MELINDA HARING: Pleasure to be with you.
NADWORNY: As we mentioned this morning, Russia launched a large air attack, firing cruise missiles and explosive drones on several cities in Ukraine. What do you think this says about what's to come this winter?
HARING: What we see is what we get, so Vladimir Putin doesn't have much game left in terms of his military ability in Ukraine. His supply lines are exhausted. His men are exhausted. He's trying desperately to defend the land that he's taken. So I think we're going to see more of the cowardly strategy that we've seen since October, and that strategy is to attack humanitarian sites and try to freeze Ukrainians out of Ukraine and force a massive refugee crisis in Europe.
NADWORNY: So when you say freeze out of Ukraine, you mean hitting critical infrastructure like heat and power?
HARING: Exactly, and water as well. He wants to make life so miserable for Ukrainians that they basically throw their hands in the air and leave.
NADWORNY: The U.S. has been considering expanding its support for the war in Ukraine. Just this month, the Pentagon announced it's expanding training for the Ukrainian military. There's talks of sending more Western weapons. What does Ukraine need? What's the U.S. calculation in what support they're willing to offer?
HARING: So the U.S. keeps getting better and better in terms of its military response. The U.S. deserves huge and good strong marks for sending a large amount of defensive weapons, but it's not enough. Ukraine keeps begging for long-range missiles, and the White House has refused to give that so far because they're really afraid of escalation. And the kind of tanks that we could provide are not the tanks that the Ukrainians need, but it would potentially unlock the Germans to sending the tanks that the Ukrainians do need. So the Germans keep saying, we're not going to send tanks until the U.S. does. So the U.S. not only gives the largest number of weapons, it also sets the tone.

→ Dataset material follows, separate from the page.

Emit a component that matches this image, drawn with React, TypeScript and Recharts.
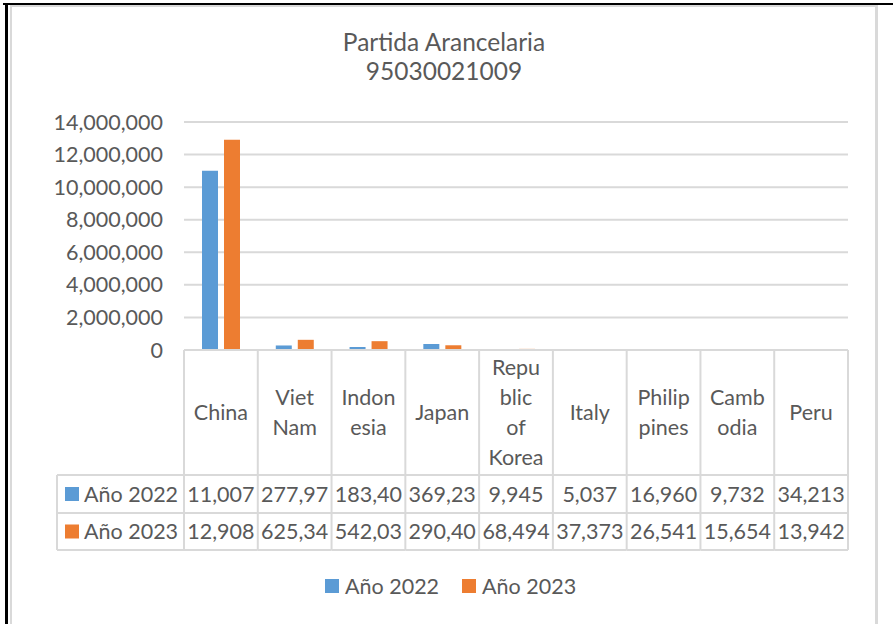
import React from 'react';
import { Bar, BarChart, CartesianGrid, Legend, XAxis, YAxis } from 'recharts';

const categories = ['China', 'Viet Nam', 'Indonesia', 'Japan', 'Republic of Korea', 'Italy', 'Philippines', 'Cambodia', 'Peru'];
// header cells as wrapped in the data table
const headerLines = [['China'], ['Viet', 'Nam'], ['Indon', 'esia'], ['Japan'], ['Repu', 'blic', 'of', 'Korea'], ['Italy'], ['Philip', 'pines'], ['Camb', 'odia'], ['Peru']];
const year2022 = [11007000, 277970, 183400, 369230, 9945, 5037, 16960, 9732, 34213];
const year2023 = [12908000, 625340, 542030, 290400, 68494, 37373, 26541, 15654, 13942];
// values as printed (cut off) in the data table
const label2022 = ['11,007', '277,97', '183,40', '369,23', '9,945', '5,037', '16,960', '9,732', '34,213'];
const label2023 = ['12,908', '625,34', '542,03', '290,40', '68,494', '37,373', '26,541', '15,654', '13,942'];
const yTicks = [0, 2000000, 4000000, 6000000, 8000000, 10000000, 12000000, 14000000];

const BLUE = '#5B9BD5';
const ORANGE = '#ED7D31';
const GRID = '#D9D9D9';
const TEXT = '#595959';
const FONT = 'Lato';
const FS = 21.5;

const data = categories.map((c, i) => ({ name: c, a2022: year2022[i], a2023: year2023[i] }));

const TableTick = (props: any) => {
    const { x, y, payload, index } = props;
    const half = payload && payload.offset ? payload.offset : 36.9;
    const left = x - half;
    const right = x + half;
    const lines = headerLines[index] || [payload.value];
    const hdrH = 125;
    const r1 = y + hdrH;
    const r2 = r1 + 38;
    const r3 = r2 + 37;
    const mid = y + hdrH / 2;
    const txt = { fill: TEXT, fontSize: FS, fontFamily: FONT, textAnchor: 'middle' as const };
    const lineStyle = { stroke: GRID, strokeWidth: 2 };
    const labW = 127;
    return (
        <g>
            <line x1={right} y1={y} x2={right} y2={r3} {...lineStyle} />
            {index === 0 && <line x1={left} y1={y} x2={left} y2={r3} {...lineStyle} />}
            <line x1={left} y1={r1} x2={right} y2={r1} {...lineStyle} />
            <line x1={left} y1={r2} x2={right} y2={r2} {...lineStyle} />
            <line x1={left} y1={r3} x2={right} y2={r3} {...lineStyle} />
            {lines.map((l: string, k: number) => (
                <text key={k} x={x} y={mid - (lines.length - 1) * 15 + k * 30} dy="0.355em" {...txt}>{l}</text>
            ))}
            <text x={x} y={(r1 + r2) / 2} dy="0.355em" {...txt}>{label2022[index]}</text>
            <text x={x} y={(r2 + r3) / 2} dy="0.355em" {...txt}>{label2023[index]}</text>
            {index === 0 && (
                <g>
                    <line x1={left - labW} y1={r1} x2={left} y2={r1} {...lineStyle} />
                    <line x1={left - labW} y1={r2} x2={left} y2={r2} {...lineStyle} />
                    <line x1={left - labW} y1={r3} x2={left} y2={r3} {...lineStyle} />
                    <line x1={left - labW} y1={r1} x2={left - labW} y2={r3} {...lineStyle} />
                    <rect x={left - labW + 8} y={(r1 + r2) / 2 - 7} width={14} height={14} fill={BLUE} />
                    <text x={left - labW + 27} y={(r1 + r2) / 2} dy="0.355em" {...txt} textAnchor="start">Año 2022</text>
                    <rect x={left - labW + 8} y={(r2 + r3) / 2 - 7} width={14} height={14} fill={ORANGE} />
                    <text x={left - labW + 27} y={(r2 + r3) / 2} dy="0.355em" {...txt} textAnchor="start">Año 2023</text>
                </g>
            )}
        </g>
    );
};

const renderLegend = (props: any) => {
    const { payload } = props;
    return (
        <div style={{ display: 'flex', alignItems: 'center', fontFamily: FONT, fontSize: FS, color: TEXT }}>
            {(payload || []).map((p: any, i: number) => (
                <div key={i} style={{ display: 'flex', alignItems: 'center', marginRight: 23 }}>
                    <span style={{ display: 'inline-block', width: 14, height: 14, background: p.color, marginRight: 6 }} />
                    <span>{p.value}</span>
                </div>
            ))}
        </div>
    );
};

const App: React.FC = () => {
    return (
        <div style={{ position: 'absolute', left: 0, top: 0, width: 893, height: 624, background: '#fff', overflow: 'hidden' }}>
            {/* frame lines */}
            <div style={{ position: 'absolute', left: 3, top: 3, width: 890, height: 2, background: '#000' }} />
            <div style={{ position: 'absolute', left: 5, top: 3, width: 3, height: 621, background: '#000' }} />
            <div style={{ position: 'absolute', left: 10, top: 5, width: 2, height: 619, background: GRID }} />
            <div style={{ position: 'absolute', left: 10, top: 5, width: 868, height: 2, background: GRID }} />
            <div style={{ position: 'absolute', left: 875, top: 5, width: 3, height: 619, background: GRID }} />
            <div style={{ position: 'absolute', left: 0, top: 27, width: 888, textAlign: 'center', fontFamily: FONT, fontSize: 24.5, lineHeight: '29px', color: TEXT }}>
                Partida Arancelaria<br />95030021009
            </div>
            <div style={{ position: 'absolute', left: 0, top: 0 }}>
                <BarChart width={893} height={624} data={data}
                    margin={{ top: 122, right: 45, bottom: 74, left: 0 }}
                    barSize={16} barGap={6}>
                    <CartesianGrid vertical={false} stroke={GRID} strokeWidth={2} />
                    <XAxis dataKey="name" height={200} interval={0} tickSize={0} tickMargin={0}
                        tickLine={false} axisLine={{ stroke: GRID, strokeWidth: 2 }} tick={<TableTick />} />
                    <YAxis width={184} domain={[0, 14000000]} ticks={yTicks} axisLine={false} tickLine={false}
                        tickSize={0} tickMargin={21}
                        tick={{ fill: TEXT, fontSize: FS, fontFamily: FONT }}
                        tickFormatter={(v: number) => v.toLocaleString('en-US')} />
                    <Legend verticalAlign="middle" align="center" content={renderLegend}
                        wrapperStyle={{ top: 573, left: 325, width: 400 }} />
                    <Bar dataKey="a2022" name="Año 2022" fill={BLUE} isAnimationActive={false} />
                    <Bar dataKey="a2023" name="Año 2023" fill={ORANGE} isAnimationActive={false} />
                </BarChart>
            </div>
        </div>
    );
};

export default App;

So we are the undisputed leader in terms of weapons giving to Ukraine. So if we're willing to send planes or we're willing to send ATACMS, we're willing to send long-range missiles, it's going to encourage others that are hesitant or reticent to send more weapons. It will encourage them to do the same.
NADWORNY: Melinda, I wonder, as we approach 2023, what is going to happen with this war as it enters its second year?
HARING: Unfortunately, the war is going to continue for a long time. No one expects this war to be over, you know, within a matter of weeks or months. Vladimir Putin is determined to win in Ukraine, and he bet his entire legacy, his, you know, more than 20-year legacy on destroying Ukraine. You know, one of the big questions I get into, one of the big debates I get into is how much longer can Russia continue to lob missiles? How many more missiles does it have? So experts who count missiles say somewhere between 3 to 5 barrages, but the point is it can buy more. It can certainly buy more, and it can continue to strike Ukraine's critical infrastructure. When you talk to experts in Ukraine about how much longer their grid can withstand this pressure, they will tell you very honestly, we don't know.
So I'm definitely watching the critical infrastructure question. This question is, you know, relevant until about March, and then the temperatures will start to warm up. But I think another big theme to watch is what happens on Capitol Hill. So there was a lot of anxiety that support for Ukraine would dry up in the United States. And thankfully, that's not true, and I don't expect support for Ukraine to change very much on Capitol Hill in terms of weapons. Where I'm worried, though, is budget support, and this is the billions of dollars that Washington has provided to keep the Ukrainian state afloat. So that's something I'm definitely watching. And, you know, the longer this goes on - this conflict is 5000 miles away. And President Biden has done a lot well, but he has not explained to Americans why this conflict matters and why we should continue to sacrifice for Ukrainians. So I certainly hope that President Biden will make that bigger rhetorical explanation in the new year.
NADWORNY: That was Melinda Haring. She's the outgoing deputy director of the Atlantic Council's Eurasia Center. Thanks, Melinda.